Confusa. É assim que fico. Sempre. Desde sempre. Não sei ler. Nunca soube. Leio demais. Tantas vezes. Demasiadas vezes. E por ler demais os filmes passam em sessão contínua na minha cabeça e fazem-me querer gritar para a sala de projecção para que parem a bobine. Mas na sala de projecção não está ninguém. Porque a projeccionista sou eu. E a realizadora. E a argumentista. E a protagonista. E a única a assistir na primeira, e na última, fila. 

Ocupar as mãos para tentar desligar a cabeça. Um dia aprendo a parar a bobine na sala de projecção. Quando deixar de criar filmes que passam em sessão privada e contínua na minha cabeça. 

{#página104} 

Começar de novo? Não sendo possível tenho vontade de começar, ou recomeçar?, outros caminhos. Não sei quais, não sei para onde. Mas apetece-me começar qualquer coisa nova. 

Se estou preparada? Para alguns caminhos talvez. Para outros, que quero muito, talvez seja ainda muito cedo. Ou talvez venha a ser sempre demasiado cedo. E esses são os que me deixam com mais medo. Medo de nunca virem a começar. Medo de começarem e eu não saber o que e/ou como fazer diferente. Medo de começarem e, mais uma vez, não resultarem. 

No fundo, medo. Medo sempre. Por muito que me digam que tenho coragem, não deixo de ter medo. Não existe uma coisa sem a outra? Não sei. Sei que existe medo sem coragem, mas isso fica para quem se esconde e evita enfrentar o caminho diferente e inesperado. Sei, também, que a coragem existe por causa do medo, e enfrenta-o e lida com ele. Mesmo que nem sempre me leve pelo caminho certo, a coragem faz-me mexer. 

Neste momento não sei para onde encaminhar essa coragem. Não sei por onde começar algo novo. Não sei, sequer, o que de novo quero/posso/devo começar. Sei o que gostaria de começar. Mas acho que é, ainda, demasiado cedo… Mesmo correndo o risco de, um dia destes, vir a perceber que já é demasiado tarde….. 

{#página103} 

Voltar 987 dias depois. Porque às vezes é preciso voltar e enfrentar. Inevitavelmente reviver. Tudo. Como um filme em exibição na minha cabeça em sessão privada e contínua. 

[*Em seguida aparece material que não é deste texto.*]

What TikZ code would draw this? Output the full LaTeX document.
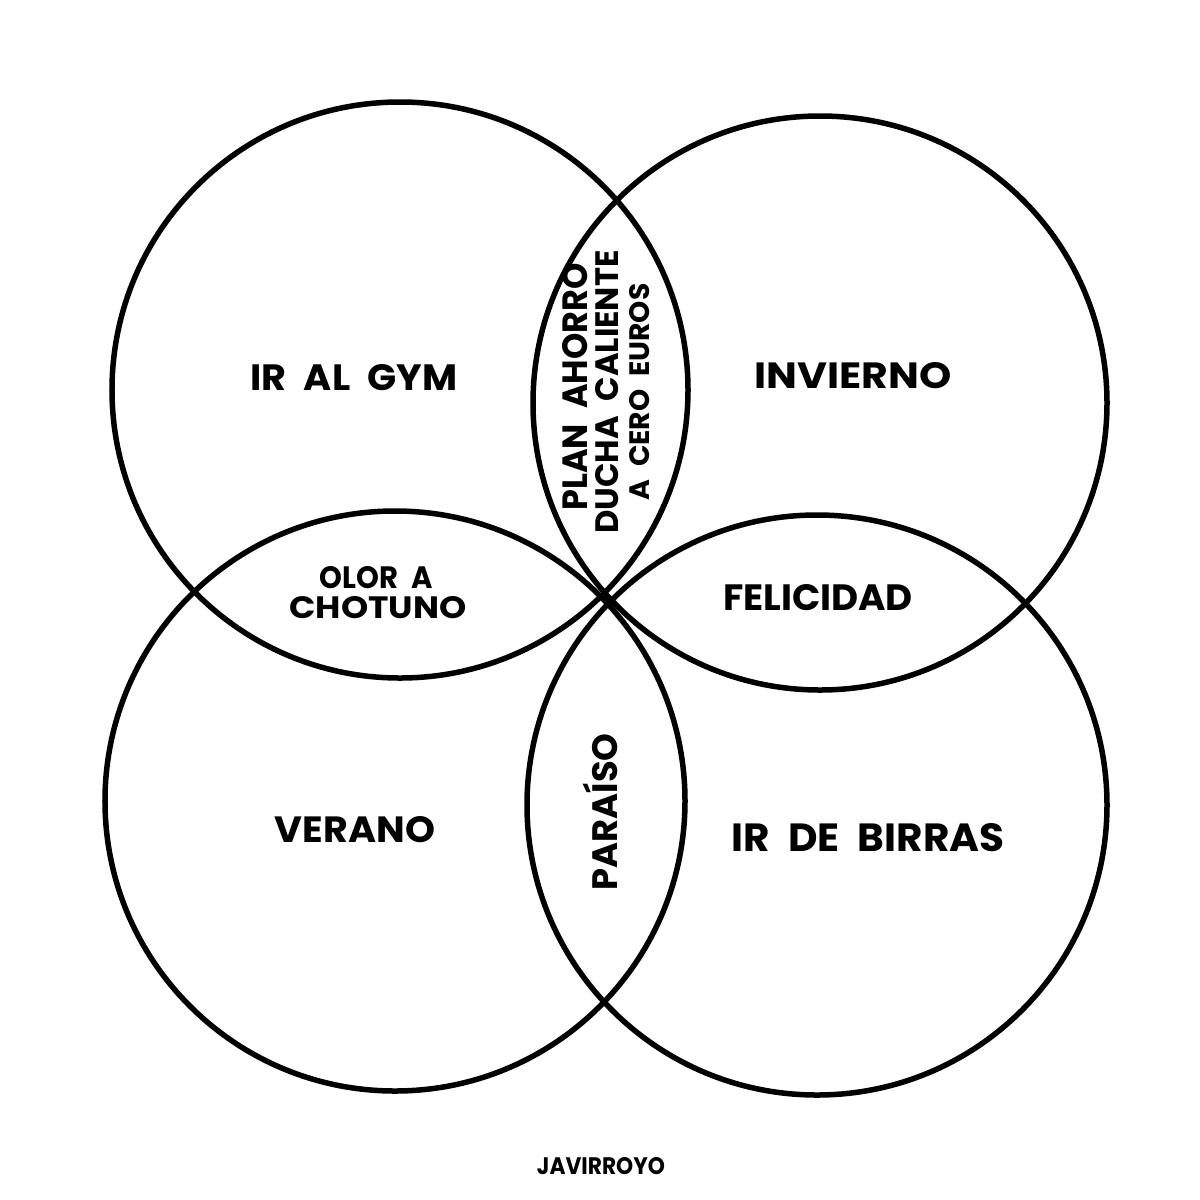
\documentclass[tikz,border=0pt]{standalone}
\usepackage{fontspec}
\setmainfont{Poppins}
\usepackage{graphicx}
\newcommand{\fitto}[3]{\resizebox{#1}{#2}{#3}}
\newcommand{\gap}{\hspace{0.45em}}
\begin{document}
\begin{tikzpicture}[x=1bp,y=-1bp,
  venn/.style={draw=black, line width=5.5bp, circle, inner sep=0pt},
  lbl/.style={inner sep=0pt, font=\bfseries}]
\useasboundingbox[fill=white] (0,0) rectangle (1200,1200);
\node[venn, minimum size=576bp] (gym) at (400,390) {};
\node[venn, minimum size=574bp] (invierno) at (820,403) {};
\node[venn, minimum size=580bp] (verano) at (395,801) {};
\node[venn, minimum size=580bp] (birras) at (817,805) {};

\node[lbl] (tgym) at (354,378) {\fitto{207bp}{26bp}{IR\gap AL\gap GYM}};
\node[lbl] (tinv) at (853,376) {\fitto{197bp}{26bp}{INVIERNO}};
\node[lbl] (tolor) at (376,578) {\fitto{113bp}{22bp}{OLOR\gap A}};
\node[lbl] (tchot) at (378,608) {\fitto{177bp}{22bp}{CHOTUNO}};
\node[lbl] (tfel) at (818,598) {\fitto{190bp}{26bp}{FELICIDAD}};
\node[lbl] (tver) at (355,830) {\fitto{160bp}{26bp}{VERANO}};
\node[lbl] (tbir) at (868,838) {\fitto{273bp}{28bp}{IR\gap DE\gap BIRRAS}};
\node[lbl, rotate=90] (tpar) at (600,812) {\fitto{157bp}{!}{PARAÍSO}};
\node[lbl, rotate=90] (tplan) at (575,387) {\fitto{247bp}{25bp}{PLAN\gap AHORRO}};
\node[lbl, rotate=90] (tduch) at (607,392) {\fitto{283bp}{23bp}{DUCHA\gap CALIENTE}};
\node[lbl, rotate=90] (tcero) at (640,392) {\fitto{217bp}{20bp}{A\gap CERO\gap EUROS}};
\node[lbl] (tsig) at (601,1166) {\fitto{128bp}{17bp}{JAVIRROYO}};
\end{tikzpicture}
\end{document}
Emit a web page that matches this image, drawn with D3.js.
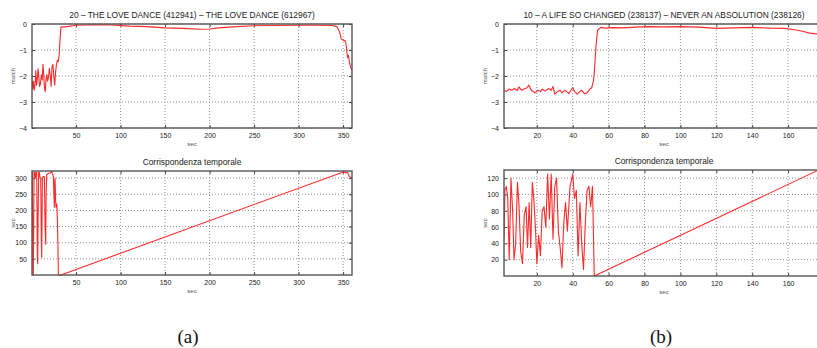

Aceitar? Talvez. Talvez um dia. Sim, acabarei por aceitar. Esquecer? Não é possível. Mas é possível recordar com menos dores. 

Voltar. 987 dias depois. 

E continua a ser um lugar medonho. 

{#página102} 

Eu não tenho tempo para perder Tempo. E o que é que faço? Perco o Tempo que não tenho tempo para perder… 

Cada vez mais difícil aceitar que o Tempo vai passando e eu vou ficando lá atrás, sem concretizar seja o que for. Planos já sei que não adianta fazer, corre sempre tudo ao contrário. Mas dou por mim a traçar pequenos esboços de metas-que-não-quero-chamar-planos e a ver que o relógio não pára. Não espera. E não me dá o tempo todo que preciso. Quero fazer acontecer, mas ainda é cedo. Cedo para mim. E ao mesmo tempo o Tempo que não tenho tempo para perder Tempo vai passando. E um dia hei-de perceber que já é tarde. Como já é. Para mim. 

Não faz sentido ser tarde quando ainda é cedo. Mas faz todo o sentido ser cedo quando já é tarde. Então deixo-me ir, deixo-me ficar. Deixo-me assim, agarrada a nada que não ilusões-que-não-quero-chamar-sonhos. E traço filmes na minha cabeça que só existem aí mesmo porque ainda é cedo e porque já é tarde. De que adianta acompanhar uma história que só existe na minha cabeça? Só aí poderia ser real, nem aí é real. 

É muito ténue a linha entre o real e o irreal. Tanto que tantas vezes me esqueço que o irreal não é, de facto, real. Memórias falsas… Tão demasiadamente reais. 

Não. Não tenho tempo para perder Tempo. Não. O Tempo que é o meu não é suficiente para ser cedo e tarde. Não. Não posso deixar-me transpôr a linha do irreal. 

Por muito que tente manter o foco, por muito que tente ver tudo definido, é tão fácil deixar-me levar pela visão turva das falsas memórias. E sei que, por serem falsas, irão doer quando conseguir aceitar que nada dessas memórias é meu… 

Não é fácil. Ninguém disse que seria. Mas também ninguém disse que o caminho, o meu, seria passar pela falta de tempo que não tenho tempo para perder Tempo e pela irrealidade de memórias que não existem. 

Mais um dia. Um dia atrás do outro atrás do um. Mais tempo. Menos Tempo. 

E eu…? Onde é que fico…? 

{#página100} 

Assertividade. A aprender. Para reter. 

E esta noite, da minha janela, o Mar. 

E não me apetece o Mar, nem a {minha} Lua que está Cheia. Não me apetece escrever. Nem falar. 

O toque. Sinto a falta do toque. 

As dores. Não sinto falta das dores. 

Eu. Um dia assertiva. Não hoje. Não agora. Não ainda. Não já.